We were on the fourth down with inches to go—one honest group conversation could have salvaged the experience, reestablished trust, and set a better culture. But we didn’t go for it. We punted. And that silence? That was the real turnover.

So, on the morning that we were departing, the shirkers pitched in a little because getting lost may have meant missing the ride back. 

Increasing Group Anger and Resistance:
The most interesting behavior that I noticed was that the increasing outspokenness of the shirkers as the event came to a close: there were more and more sidebar conversations like, “I didn’t sign up for…” or “They should have at least asked us how we’d like to help because I don’t know how to grill.” They were just as angry as the worker bees! As another “regular” participant and I talked about the situation, I had an epiphany when she said, “The leader probably didn’t communicate the expectations during sign ups because the people who normally hike with us knew what to expect.” In that moment, I knew what killed the weekend: initial group culture, overall communication, and unspoken expectations. 


Here’s a plausible explanation of happened: 

People (like me) who did not have significant enough interactions with the group and who were inexperienced campers/glampers were permitted to join the group WITHOUT being told what the expectations were. We felt like paying the fee translated into “All I need to do is show up” (How effective is your organization at being crystal clear about what it expects when bringing in new talent? Do you know that “bait and switch” is one of the key drivers of turnover and employee dissatisifaction? Further, data show that employees’ who have negative experiences early on experience a drop in engagement that persists no matter how long they remain with the organization). 

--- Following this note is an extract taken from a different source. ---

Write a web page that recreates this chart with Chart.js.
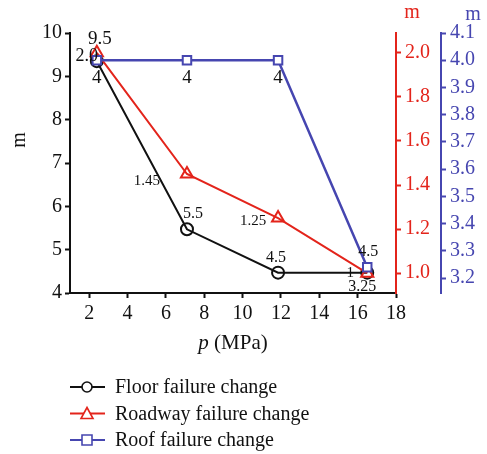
<!DOCTYPE html>
<html>
<head>
<meta charset="utf-8">
<script src="https://cdn.jsdelivr.net/npm/chart.js@4"></script>
<style>
  body { margin: 0; background: #fff; }
  #wrap { width: 487px; height: 454px; position: relative; }
</style>
</head>
<body>
<div id="wrap"><canvas id="chart"></canvas></div>
<script>
// p values (MPa) where each failure was measured
const pressure = [2.4, 7.1, 11.85, 16.5];

// series values, as drawn on each of the three axes
const floorValues = [9.35, 5.47, 4.47, 4.47];
const roadwayValues = [2.0, 1.45, 1.25, 1.0];
const roofValues = [4.0, 4.0, 4.0, 3.24];

// value labels written next to the points
const floorLabels = ['9.5', '5.5', '4.5', '4.5'];
const roadwayLabels = ['2.0', '1.45', '1.25', '1'];
const roofLabels = ['4', '4', '4', '3.25'];

const seriesNames = ['Floor failure change', 'Roadway failure change', 'Roof failure change'];

const BLACK = '#111111';
const RED = '#e3241b';
const BLUE = '#4646b0';
const FONT = '"Liberation Serif", "DejaVu Serif", serif';
const TICK = 20;

function pts(values) {
    return values.map((v, i) => ({ x: pressure[i], y: v }));
}

// where each label sits relative to its point (dx, dy, size)
const labelSpots = [
    [[3, -22, 19], [6, -16, 16], [-2, -15, 16], [1, -21, 16]],
    [[-10, 3, 18], [-40, 7, 15], [-25, 3, 15], [-17, 0, 15]],
    [[0, 18, 19], [0, 18, 19], [0, 18, 19], [-5, 20, 16]]
];
const labelTexts = [floorLabels, roadwayLabels, roofLabels];

const pointLabels = {
    id: 'pointLabels',
    afterDatasetsDraw(chart) {
        const c = chart.ctx;
        c.save();
        c.fillStyle = '#111';
        c.textAlign = 'center';
        c.textBaseline = 'middle';
        chart.data.datasets.forEach((ds, d) => {
            chart.getDatasetMeta(d).data.forEach((el, i) => {
                const [dx, dy, size] = labelSpots[d][i];
                c.font = size + 'px ' + FONT;
                c.fillText(labelTexts[d][i], el.x + dx, el.y + dy);
            });
        });
        c.restore();
    }
};

// axis titles and the legend at the bottom
const extras = {
    id: 'extras',
    afterDraw(chart) {
        const c = chart.ctx;
        const s = chart.scales;
        c.save();
        c.textBaseline = 'middle';
        c.textAlign = 'center';

        // left title
        c.font = '20px ' + FONT;
        c.fillStyle = BLACK;
        c.save();
        c.translate(20, (s.y.top + s.y.bottom) / 2 - 23);
        c.rotate(-Math.PI / 2);
        c.fillText('m', 0, 0);
        c.restore();

        // right titles on top of the axes
        c.fillStyle = RED;
        c.fillText('m', s.y1.left + 16, 13);
        c.fillStyle = BLUE;
        c.fillText('m', s.y2.left + 32, 15);

        // x title: italic p, then (MPa)
        c.fillStyle = BLACK;
        c.textAlign = 'left';
        c.font = 'italic 21px ' + FONT;
        const w1 = c.measureText('p').width;
        c.font = '21px ' + FONT;
        const w2 = c.measureText(' (MPa)').width;
        const x0 = (s.x.left + s.x.right) / 2 - (w1 + w2) / 2;
        c.font = 'italic 21px ' + FONT;
        c.fillText('p', x0, 343);
        c.font = '21px ' + FONT;
        c.fillText(' (MPa)', x0 + w1, 343);

        // legend
        const colors = [BLACK, RED, BLUE];
        c.font = '20px ' + FONT;
        seriesNames.forEach((name, i) => {
            const y = 387 + i * 26.5;
            c.strokeStyle = colors[i];
            c.lineWidth = 2;
            c.beginPath();
            c.moveTo(70, y);
            c.lineTo(105, y);
            c.stroke();
            c.fillStyle = '#fff';
            c.lineWidth = 1.6;
            c.beginPath();
            if (i === 0) {
                c.arc(87, y, 5, 0, Math.PI * 2);
            } else if (i === 1) {
                c.moveTo(87, y - 6);
                c.lineTo(93, y + 5);
                c.lineTo(81, y + 5);
                c.closePath();
            } else {
                c.rect(82, y - 5, 10, 10);
            }
            c.fill();
            c.stroke();
            c.fillStyle = '#111';
            c.fillText(name, 115, y + 1);
        });
        c.restore();
    }
};

function axis(color, extra) {
    return Object.assign({
        grid: { display: true, drawOnChartArea: false, drawTicks: true, tickLength: 5, tickWidth: 2, color: color },
        border: { display: true, color: color, width: 2 }
    }, extra);
}

new Chart(document.getElementById('chart'), {
    type: 'line',
    data: {
        datasets: [
            {
                label: seriesNames[0], data: pts(floorValues), yAxisID: 'y', order: 2,
                borderColor: BLACK, borderWidth: 2, pointStyle: 'circle', pointRadius: 6,
                pointBorderColor: BLACK, pointBackgroundColor: 'rgba(255,255,255,0)', pointBorderWidth: 2
            },
            {
                label: seriesNames[1], data: pts(roadwayValues), yAxisID: 'y1', order: 1,
                borderColor: RED, borderWidth: 2, pointStyle: 'triangle', pointRadius: 7,
                pointBorderColor: RED, pointBackgroundColor: 'rgba(255,255,255,0)', pointBorderWidth: 2
            },
            {
                label: seriesNames[2], data: pts(roofValues), yAxisID: 'y2', order: 0,
                borderColor: BLUE, borderWidth: 2.5, pointStyle: 'rect', pointRadius: 6,
                pointBorderColor: BLUE, pointBackgroundColor: '#fff', pointBorderWidth: 2
            }
        ]
    },
    options: {
        responsive: true,
        maintainAspectRatio: false,
        animation: false,
        layout: { padding: { top: 33, bottom: 94, left: 0, right: 0 } },
        plugins: { legend: { display: false }, tooltip: { enabled: false } },
        scales: {
            x: axis(BLACK, {
                type: 'linear', min: 1, max: 18,
                ticks: { color: BLACK, font: { family: FONT, size: TICK }, stepSize: 2, includeBounds: false, padding: 4 },
                afterFit: s => { s.height = 67; }
            }),
            y: axis(BLACK, {
                position: 'left', min: 4, max: 10,
                ticks: { color: BLACK, font: { family: FONT, size: TICK }, stepSize: 1, padding: 3 },
                afterFit: s => { s.width = 70; }
            }),
            y1: axis(RED, {
                position: 'right', min: 0.91, max: 2.09,
                ticks: { color: RED, font: { family: FONT, size: TICK }, stepSize: 0.2, includeBounds: false, padding: 4,
                    callback: v => v.toFixed(1) },
                afterFit: s => { s.width = 45; }
            }),
            y2: axis(BLUE, {
                position: 'right', min: 3.145, max: 4.1,
                ticks: { color: BLUE, font: { family: FONT, size: TICK }, stepSize: 0.1, includeBounds: false, padding: 4,
                    callback: v => v.toFixed(1) },
                afterFit: s => { s.width = 46; }
            })
        }
    },
    plugins: [pointLabels, extras]
});
</script>
</body>
</html>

When participants learned about the work expectations, it was after the event begun,  which left us feeling mislead. Additionally, “volun-telling” people to do work is rarely a way to motivate them and it often fails when the person giving the orders does not have authority over their “subjects”. Finally, the shirkers’ refusal was also a demonstration of how leadership is an exercise of influence and consent.

The leader didn’t communicate expectations to the newbies because she was overwhelmed: she planned most of the retreat by herself. Essentially, overwhelm negatively impacted her effectiveness: are you experiencing burnout because of personnel shortages, perfectionism/fear of mistakes, or time constraints associated with needing to train the people to whom you’d delegate? Additionally, (I believe) she took for granted that the participants wouldn’t mind and would expect to work on a “camping trip” although it was sold as a “glamping trip”: how often do leaders make inaccurate assumptions about what their employees want and need? How often do leaders assume that the message they intended to send is the one that was received? 

 

Groups often fail to learn from their failures:

Now that the event is over, the greatest tragedy of the entire experience will be the silence. Participants will have small group gossip sessions about the mis-steps, but a large group discussion probably won’t happen. Such a conversation would likely be uncomfortable; however, it would strengthen trust and commitment to the group. Teams lose valuable lessons when they don’t take the time to debrief personally and collectively about their successes, challenges, and failures because of ego and fear. No one will bring up the issues because they fear conflict, struggle to facilitate tough conversations, and are unwilling to admit that the group needs the hard to hear feedback in order to improve and grow.